As with many other people, my understanding of disability is based on the Social Model. This recognises that individuals are disabled not by their impairments but by society’s failure to consider difference in the way that environments, structures or systems are set up.
What Unlimited showcased is the rich and varied disability arts scene in the UK that’s driven by people who share the experience of being frequently disabled by society.
On the way home from the Festival last week I saw a Channel 4 billboard advertising their Paralympic coverage which I found troubling, so when I got home I adapted it and made my own version.
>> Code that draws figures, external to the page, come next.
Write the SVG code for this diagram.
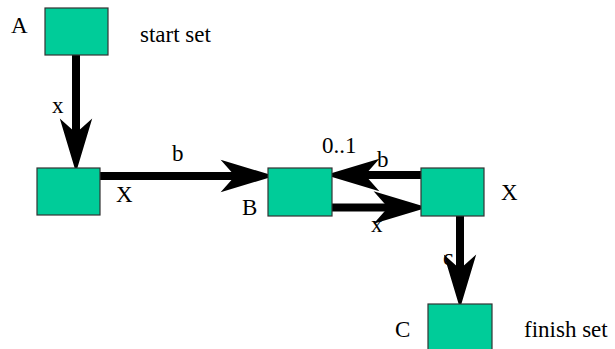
<svg xmlns="http://www.w3.org/2000/svg" width="615" height="349" viewBox="0 0 615 349">
  <style>
    .box { fill: #00cc99; stroke: #333333; stroke-width: 1.2; }
    .lbl { font-family: 'Liberation Serif', 'Times New Roman', Times, 'DejaVu Serif', serif; font-size: 23px; fill: #000000; }
    .edge { stroke: #000000; stroke-width: 8; fill: none; marker-end: url(#head); }
  </style>
  <defs>
    <!-- concave arrowhead; the line ends at the notch -->
    <marker id="head" markerUnits="userSpaceOnUse" markerWidth="60" markerHeight="40"
            viewBox="-14 -16 50 32" refX="0" refY="0" orient="auto" overflow="visible">
      <path d="M33,0 L-12,-13.5 L0,0 L-12,13.5 Z" fill="#000000"/>
    </marker>
  </defs>

  <rect width="615" height="349" fill="#ffffff"/>

  <!-- edge label drawn beneath its connector -->
  <text class="lbl" x="443" y="265">c</text>

  <g id="connectors">
    <line class="edge" x1="76" y1="55" x2="76" y2="133"/>
    <line class="edge" x1="100" y1="176" x2="235" y2="176"/>
    <line class="edge" x1="421" y1="175" x2="365" y2="175"/>
    <line class="edge" x1="332" y1="207.5" x2="388" y2="207.5"/>
    <line class="edge" x1="460" y1="216" x2="460" y2="269"/>
  </g>

  <g id="node-A">
    <rect class="box" x="45" y="8" width="63" height="47"/>
    <text class="lbl" x="11" y="33">A</text>
    <text class="lbl" x="140" y="42">start set</text>
  </g>

  <g id="node-X1">
    <rect class="box" x="37" y="168" width="63" height="47"/>
    <text class="lbl" x="116" y="202">X</text>
  </g>

  <g id="node-B">
    <rect class="box" x="268" y="168" width="64" height="48"/>
    <text class="lbl" x="242" y="215">B</text>
  </g>

  <g id="node-X2">
    <rect class="box" x="421" y="168" width="63" height="48"/>
    <text class="lbl" x="501" y="200">X</text>
  </g>

  <g id="node-C">
    <rect class="box" x="428" y="304" width="64" height="50"/>
    <text class="lbl" x="395" y="337">C</text>
    <text class="lbl" x="524" y="337">finish set</text>
  </g>

  <g id="edge-labels">
    <text class="lbl" x="52" y="113">x</text>
    <text class="lbl" x="172" y="161">b</text>
    <text class="lbl" x="322" y="153">0..1</text>
    <text class="lbl" x="377" y="167">b</text>
    <text class="lbl" x="371" y="232">x</text>
  </g>
</svg>
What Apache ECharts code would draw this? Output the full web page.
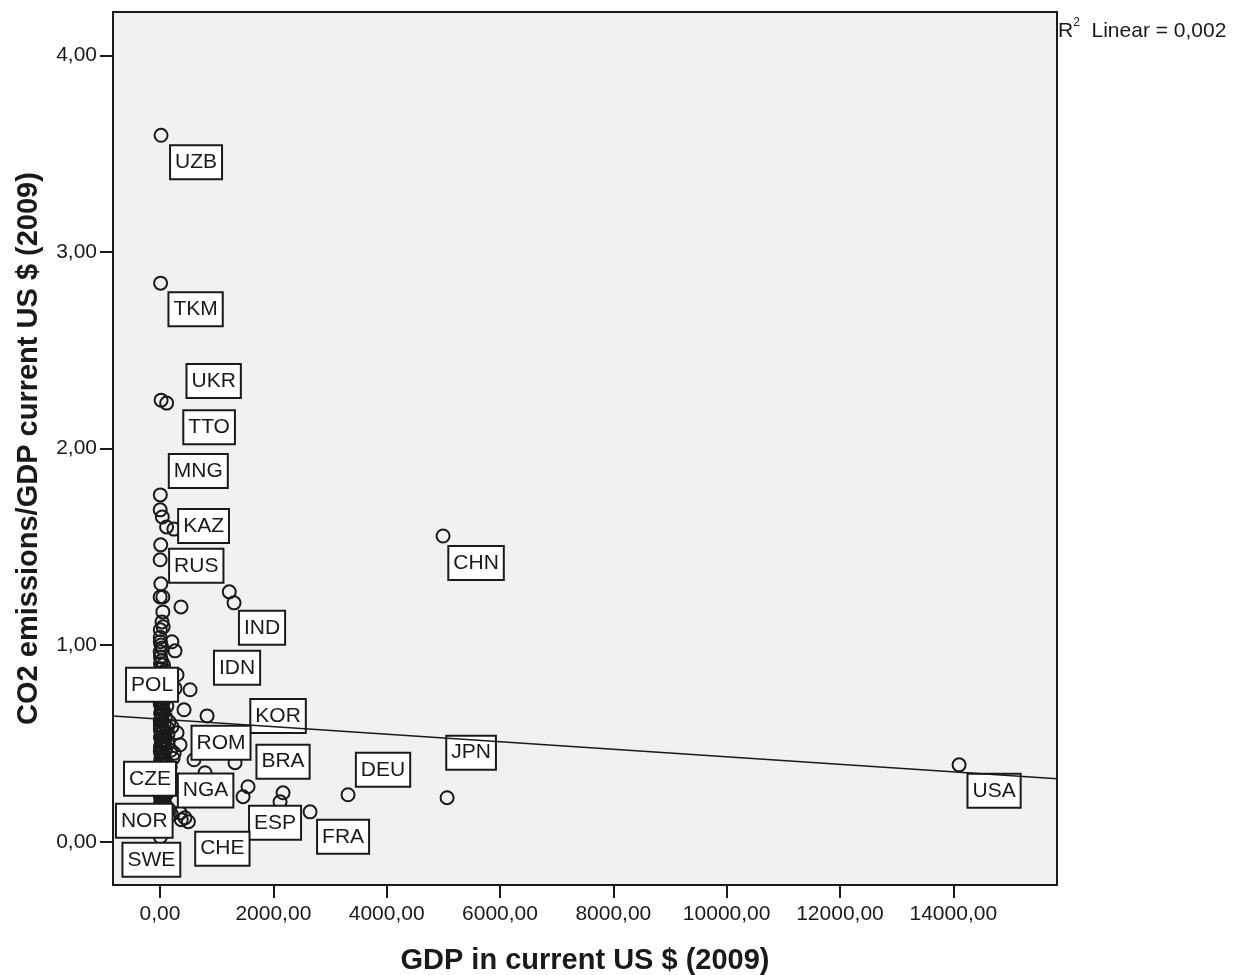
<!DOCTYPE html>
<html>
<head>
<meta charset="utf-8">
<title>CO2 emissions per GDP vs GDP (2009)</title>
<script src="https://cdn.jsdelivr.net/npm/echarts@6/dist/echarts.min.js"></script>
<style>
  html, body { margin: 0; padding: 0; background: #ffffff; }
  #chart { width: 1238px; height: 975px; }
</style>
</head>
<body>
<div id="chart"></div>
<script>
// Country codes (empty string = unlabelled point)
const countryNames = [
  'UZB','TKM','TTO','UKR','MNG','KAZ','RUS','IND','CHN','IDN','POL','KOR','ROM',
  'BRA','DEU','JPN','USA','CZE','NGA','ESP','FRA','NOR','CHE','SWE'
];

// GDP in current US $ (2009), billions
const gdpValues = [
  18, 10, 19, 117, 5, 115, 1222, 1306, 4995, 530, 424, 830, 300,
  1553, 3318, 5066, 14102, 176, 169, 1465, 2648, 375, 500, 6,
  245, 3, 40, 12, 2, 15, 2, 50, 370, 50, 35, 55, 5, 210, 5, 265, 3, 300, 265,
  2171, 2118, 1324, 600, 794, 353, 353, 440, 250, 180, 280,
  8, 25, 60, 12, 90, 30, 4, 70, 18, 45, 110, 6, 35, 80, 15, 55, 3, 120, 25, 65,
  10, 40, 95, 20, 5, 75, 30, 130, 12, 50, 22, 85, 7, 60, 35, 140, 15, 45, 100, 4,
  28, 70, 18, 55, 9, 120, 38, 2, 80, 25, 60, 12, 95, 33, 6, 150, 48, 20, 75, 10,
  40, 110, 5, 65, 25, 15, 90, 170, 200, 3, 30, 14, 50, 8, 22, 65, 11, 42, 4, 27,
  160, 210, 140, 190, 230, 120, 175, 6, 16, 9, 26, 3, 13, 7,
  4, 18, 35, 9, 52, 2, 27, 70, 14, 44, 5, 21, 88, 11, 31, 3, 60, 17, 8, 40
];

// CO2 emissions / GDP in current US $ (2009)
const co2PerGdp = [
  3.593, 2.841, 2.246, 2.231, 1.764, 1.601, 1.271, 1.215, 1.555, 0.773, 0.671, 0.640, 0.554,
  0.280, 0.239, 0.224, 0.391, 0.315, 0.260, 0.229, 0.152, 0.112, 0.102, 0.025,
  1.590, 1.688, 1.652, 1.510, 1.434, 1.312, 1.245, 1.245, 1.194, 1.169, 1.118, 1.093, 1.078, 1.017, 1.017, 0.971, 0.966, 0.849, 0.780,
  0.249, 0.203, 0.402, 0.417, 0.351, 0.493, 0.147, 0.122, 0.450, 0.380, 0.300,
  0.940, 0.920, 0.900, 0.880, 0.870, 0.850, 0.830, 0.820, 0.800, 0.790, 0.780, 0.760, 0.750, 0.730, 0.720, 0.710, 0.700, 0.690, 0.680, 0.665,
  0.655, 0.645, 0.635, 0.625, 0.615, 0.600, 0.590, 0.580, 0.570, 0.560, 0.550, 0.540, 0.530, 0.520, 0.510, 0.500, 0.490, 0.480, 0.470, 0.460,
  0.450, 0.440, 0.430, 0.420, 0.410, 0.400, 0.390, 0.380, 0.370, 0.360, 0.350, 0.340, 0.330, 0.320, 0.310, 0.300, 0.290, 0.280, 0.270, 0.260,
  0.250, 0.240, 0.230, 0.220, 0.210, 0.200, 0.190, 0.160, 0.140, 0.120, 0.505, 0.475, 0.435, 0.395, 0.355, 0.325, 0.285, 0.265, 0.245, 0.215,
  0.610, 0.585, 0.545, 0.465, 0.425, 0.365, 0.335, 0.595, 0.565, 0.485, 0.415, 0.345, 0.275, 0.180,
  1.040, 1.000, 0.985, 0.905, 0.860, 0.815, 0.770, 0.745, 0.705, 0.675, 0.575, 0.535, 0.515, 0.455, 0.405, 0.305, 0.235, 0.205, 0.170, 0.650
];

// Linear fit line end points (x, y) across the plotted range
const fitLineX = [-830, 15830];
const fitLineY = [0.640, 0.320];
const rSquaredText = '0,002';

// Axis ticks
const xTickValues = [0, 2000, 4000, 6000, 8000, 10000, 12000, 14000];
const yTickValues = [0, 1, 2, 3, 4];

// Label box placement relative to each labelled point (pixels)
const labelOffsets = {
  UZB: [35, 27], TKM: [35, 26], TTO: [48, 27], UKR: [47, -22], MNG: [38, -24],
  KAZ: [37, -1], RUS: [-33, -26], IND: [28, 25], CHN: [33, 27], IDN: [47, -22],
  POL: [-32, -25], KOR: [71, 0], ROM: [44, 10], BRA: [35, -25], DEU: [35, -25],
  JPN: [24, -45], USA: [35, 26], CZE: [-20, -1], NGA: [36, 0], ESP: [32, 26],
  FRA: [33, 25], NOR: [-37, 1], CHE: [34, 27], SWE: [-9, 23]
};

const FONT = '"Liberation Sans", Arial, Helvetica, sans-serif';
const fmt = v => v.toFixed(2).replace('.', ',');

const points = gdpValues.map((g, i) => {
  const name = countryNames[i] || '';
  const item = { value: [g, co2PerGdp[i]], name: name };
  if (name) {
    item.label = { show: true, position: 'inside', offset: labelOffsets[name] || [35, 26] };
  }
  return item;
});

const chart = echarts.init(document.getElementById('chart'), null, { renderer: 'canvas' });

chart.setOption({
  animation: false,
  backgroundColor: '#ffffff',
  grid: {
    left: 113, top: 12, right: 181, bottom: 90,
    outerBoundsMode: 'none',
    containLabel: false,
    show: true,
    backgroundColor: '#f0f1f3',
    borderColor: '#1a1a1a',
    borderWidth: 2
  },
  xAxis: {
    type: 'value',
    min: fitLineX[0],
    max: fitLineX[1],
    name: 'GDP in current US $ (2009)',
    nameLocation: 'middle',
    nameGap: 61,
    nameTextStyle: { fontFamily: FONT, fontSize: 29, fontWeight: 'bold', color: '#1a1a1a' },
    axisLine: { show: false, onZero: false },
    splitLine: { show: false },
    axisTick: {
      show: true, length: 13, inside: false, customValues: xTickValues,
      lineStyle: { color: '#1a1a1a', width: 2 }
    },
    axisLabel: {
      customValues: xTickValues, formatter: fmt, margin: 19,
      fontFamily: FONT, fontSize: 21, color: '#1a1a1a'
    }
  },
  yAxis: {
    type: 'value',
    min: -0.22,
    max: 4.22,
    name: 'CO2 emissions/GDP current US $ (2009)',
    nameLocation: 'middle',
    nameGap: 70,
    nameRotate: 90,
    nameTextStyle: { fontFamily: FONT, fontSize: 29, fontWeight: 'bold', color: '#1a1a1a' },
    axisLine: { show: false, onZero: false },
    splitLine: { show: false },
    axisTick: {
      show: true, length: 13, inside: false, customValues: yTickValues,
      lineStyle: { color: '#1a1a1a', width: 2 }
    },
    axisLabel: {
      customValues: yTickValues, formatter: fmt, margin: 16,
      fontFamily: FONT, fontSize: 21, color: '#1a1a1a'
    }
  },
  series: [
    {
      type: 'scatter',
      data: points,
      symbol: 'circle',
      symbolSize: 13,
      itemStyle: { color: 'rgba(0,0,0,0)', borderColor: '#1a1a1a', borderWidth: 2, opacity: 1 },
      label: {
        show: false,
        formatter: p => p.name,
        fontFamily: FONT,
        fontSize: 21,
        color: '#1a1a1a',
        backgroundColor: '#ffffff',
        borderColor: '#1a1a1a',
        borderWidth: 2,
        padding: [6, 4, 5, 4]
      },
      emphasis: { disabled: true },
      z: 2
    },
    {
      type: 'line',
      data: fitLineX.map((x, i) => [x, fitLineY[i]]),
      showSymbol: false,
      symbol: 'none',
      lineStyle: { color: '#1a1a1a', width: 1.5 },
      emphasis: { disabled: true },
      silent: true,
      z: 5
    }
  ],
  graphic: [
    {
      type: 'text',
      left: 1058,
      top: 17,
      style: {
        text: '{r|R}{s|2}{r|  Linear = ' + rSquaredText + '}',
        rich: {
          r: { fontFamily: FONT, fontSize: 21, fill: '#1a1a1a', verticalAlign: 'bottom', lineHeight: 25 },
          s: { fontFamily: FONT, fontSize: 12, fill: '#1a1a1a', verticalAlign: 'top', lineHeight: 25, padding: [0, 0, 10, 0] }
        }
      }
    }
  ]
});
</script>
</body>
</html>
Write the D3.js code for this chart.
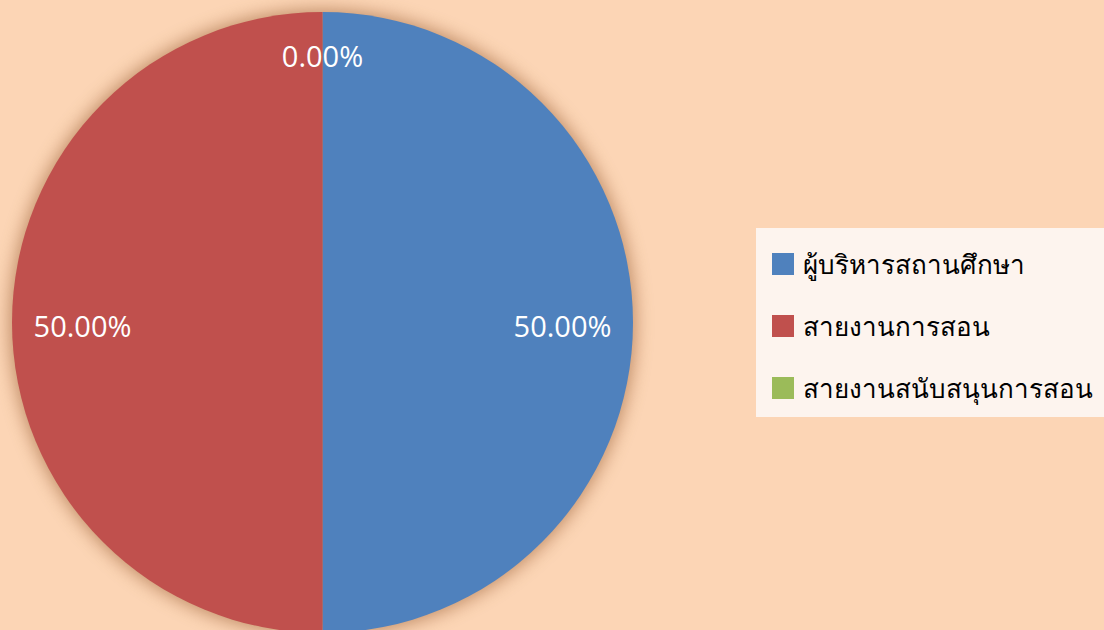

The original looks like this:
Mine looks like this:
My issue with their poster is that it subtly reinforces the misconception that disabled means ‘less able’. It doesn’t. To disable something means to prevent it from functioning. Loads of things get disabled: Internet connections, alarm systems, hand dryers:
As a disabled person I’m frequently prevented from functioning by a society that places physical and attitudinal barriers in my way, and it’s this that makes me a disabled person.
These posters are damaging because they equate disability with the individual – both their body and their level of ability. Disability isn’t something an individual drags round with them – people are more or less disabled, depending on the context they are in.
Paralympians are able to excel in their fields because of their talent and training, and because they have the right support. In other contexts I imagine they too experience disabling barriers – steps without ramps, people making negative assumptions about them, or cuts to vital support.
Phrases like: “Focus on ability, not disability” are unhelpful because we should absolutely be focusing on disability – it’s our shared responsibility to remove disabling barriers.
Of course that doesn’t mean that we shouldn’t celebrate the achievements of disabled people in the arts, in sport, and in our communities.
But at a time when 500 disabled people per week are losing vital support, when hard-won equalities are being dismantled and when 2,380 people have died after being found ‘fit to work’ we don’t need empty stereotypical slogans.
What we need is understanding, solidarity and action. To find out more and get involved, check out the DPAC website.
Everyone has skills and abilities, and as a disabled person I don’t need a poster to tell me that.
What I need is a society with fewer disabling barriers, and this can only happen if these barriers are recognised for what they are.
Cavernio says:
I honestly think this is a case where semantics are dictating how we perceive things, and I honestly think that people who hold the social view of disability should -really- consider changing the word ‘disability’ completely to describe disabled people. Unlike what your title might be saying (or maybe its saying it on purpose?), but ‘disable’ is a synonym of ‘less able’. And both are 100% accurate in describing people who do not possess the capacity to live in the world as we know it.
The big fight isn’t really so much how we perceive people, but what 1. we think people should do and be able to do with their lives, 2. how much of that is my responsibility to help you do #1.